-- BEGIN Collected data --
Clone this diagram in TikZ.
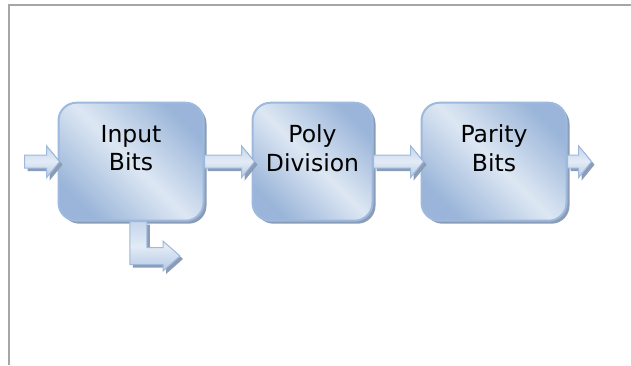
\documentclass[tikz,border=0pt]{standalone}
\usepackage{fontspec}
\setmainfont{DejaVu Sans}
\usepackage{xcolor}
\usetikzlibrary{positioning,shadows,calc}

\definecolor{blockdark}{HTML}{9AB5D9}
\definecolor{blocklight}{HTML}{DDE7F3}
\definecolor{blockline}{HTML}{9DB9DD}
\definecolor{blockshadow}{HTML}{8B9CB6}
\definecolor{flowtop}{HTML}{C5D6EC}
\definecolor{flowmid}{HTML}{E3EBF6}
\definecolor{flowbottom}{HTML}{B5C9E4}
\definecolor{framegray}{HTML}{A6A6A6}

\tikzset{
  block/.style={rectangle, rounded corners=18pt, draw=blockline, line width=2pt,
    minimum height=118pt, inner sep=0pt,
    top color=blockdark, bottom color=blockdark, middle color=blocklight,
    shading angle=-45,
    drop shadow={shadow xshift=3pt, shadow yshift=-3pt, fill=blockshadow, opacity=1}},
  blocktext/.style={align=center, yshift=13.5pt,
    font=\fontsize{23.5pt}{28.3pt}\selectfont},
  flow/.style={draw=blockline, line width=1pt,
    top color=flowtop, bottom color=flowbottom, middle color=flowmid,
    drop shadow={shadow xshift=3pt, shadow yshift=-3pt, fill=blockshadow, opacity=1}}
}

% fat arrow from #1 to the tip at #2, kept level with #1
\newcommand{\flowarrow}[2]{%
  \path[flow] let \p1=(#1), \p2=(#2) in
    (\x1,\y1+6.5pt) -- (\x2-13pt,\y1+6.5pt) -- (\x2-13pt,\y1+16pt) -- (\x2,\y1)
    -- (\x2-13pt,\y1-16pt) -- (\x2-13pt,\y1-6.5pt) -- (\x1,\y1-6.5pt) -- cycle;}

\begin{document}
\begin{tikzpicture}[x=1pt, y=-1pt, node distance=47pt]
  \useasboundingbox (0,0) rectangle (631,365);
  \draw[framegray, line width=2pt] (631,5) -- (8.5,5) -- (8.5,365);

  \node[block, minimum width=145pt] (inbits) at (131,161.7)
    [label={[blocktext]center:Input\\Bits}] {};
  \node[block, minimum width=120pt] (poly) [right=of inbits]
    [label={[blocktext]center:Poly\\Division}] {};
  \node[block, minimum width=145pt] (parity) [right=of poly]
    [label={[blocktext]center:Parity\\Bits}] {};

  \coordinate[left=33pt of inbits]  (src);
  \coordinate[right=24pt of parity] (sink);
  \coordinate (store) at ([xshift=49pt,yshift=-94.3pt]inbits.center);

  \flowarrow{src}{[xshift=2pt]inbits.west}
  \flowarrow{inbits.east}{[xshift=3pt]poly.west}
  \flowarrow{poly.east}{[xshift=3pt]parity.west}
  \flowarrow{parity.east}{sink}

  % bent arrow leaving the bottom of the input block
  \path[flow] let \p1=([xshift=7.3pt]inbits.south), \p2=(store) in
    (\x1-8.5pt,\y1) -- (\x1-8.5pt,\y2-8.5pt) -- (\x2-17pt,\y2-8.5pt)
    -- (\x2-17pt,\y2-15pt) -- (\x2,\y2) -- (\x2-17pt,\y2+15pt)
    -- (\x2-17pt,\y2+8.5pt) -- (\x1+8.5pt,\y2+8.5pt) -- (\x1+8.5pt,\y1) -- cycle;
\end{tikzpicture}
\end{document}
-- END Collected data --
**Your objective:** Pictures stay out. Print the data exactly, from its first line through the line containing "(8.5,5) -- (8.5,365);".

**Complete output:**
Clone this diagram in TikZ.
\documentclass[tikz,border=0pt]{standalone}
\usepackage{fontspec}
\setmainfont{DejaVu Sans}
\usepackage{xcolor}
\usetikzlibrary{positioning,shadows,calc}

\definecolor{blockdark}{HTML}{9AB5D9}
\definecolor{blocklight}{HTML}{DDE7F3}
\definecolor{blockline}{HTML}{9DB9DD}
\definecolor{blockshadow}{HTML}{8B9CB6}
\definecolor{flowtop}{HTML}{C5D6EC}
\definecolor{flowmid}{HTML}{E3EBF6}
\definecolor{flowbottom}{HTML}{B5C9E4}
\definecolor{framegray}{HTML}{A6A6A6}

\tikzset{
  block/.style={rectangle, rounded corners=18pt, draw=blockline, line width=2pt,
    minimum height=118pt, inner sep=0pt,
    top color=blockdark, bottom color=blockdark, middle color=blocklight,
    shading angle=-45,
    drop shadow={shadow xshift=3pt, shadow yshift=-3pt, fill=blockshadow, opacity=1}},
  blocktext/.style={align=center, yshift=13.5pt,
    font=\fontsize{23.5pt}{28.3pt}\selectfont},
  flow/.style={draw=blockline, line width=1pt,
    top color=flowtop, bottom color=flowbottom, middle color=flowmid,
    drop shadow={shadow xshift=3pt, shadow yshift=-3pt, fill=blockshadow, opacity=1}}
}

% fat arrow from #1 to the tip at #2, kept level with #1
\newcommand{\flowarrow}[2]{%
  \path[flow] let \p1=(#1), \p2=(#2) in
    (\x1,\y1+6.5pt) -- (\x2-13pt,\y1+6.5pt) -- (\x2-13pt,\y1+16pt) -- (\x2,\y1)
    -- (\x2-13pt,\y1-16pt) -- (\x2-13pt,\y1-6.5pt) -- (\x1,\y1-6.5pt) -- cycle;}

\begin{document}
\begin{tikzpicture}[x=1pt, y=-1pt, node distance=47pt]
  \useasboundingbox (0,0) rectangle (631,365);
  \draw[framegray, line width=2pt] (631,5) -- (8.5,5) -- (8.5,365);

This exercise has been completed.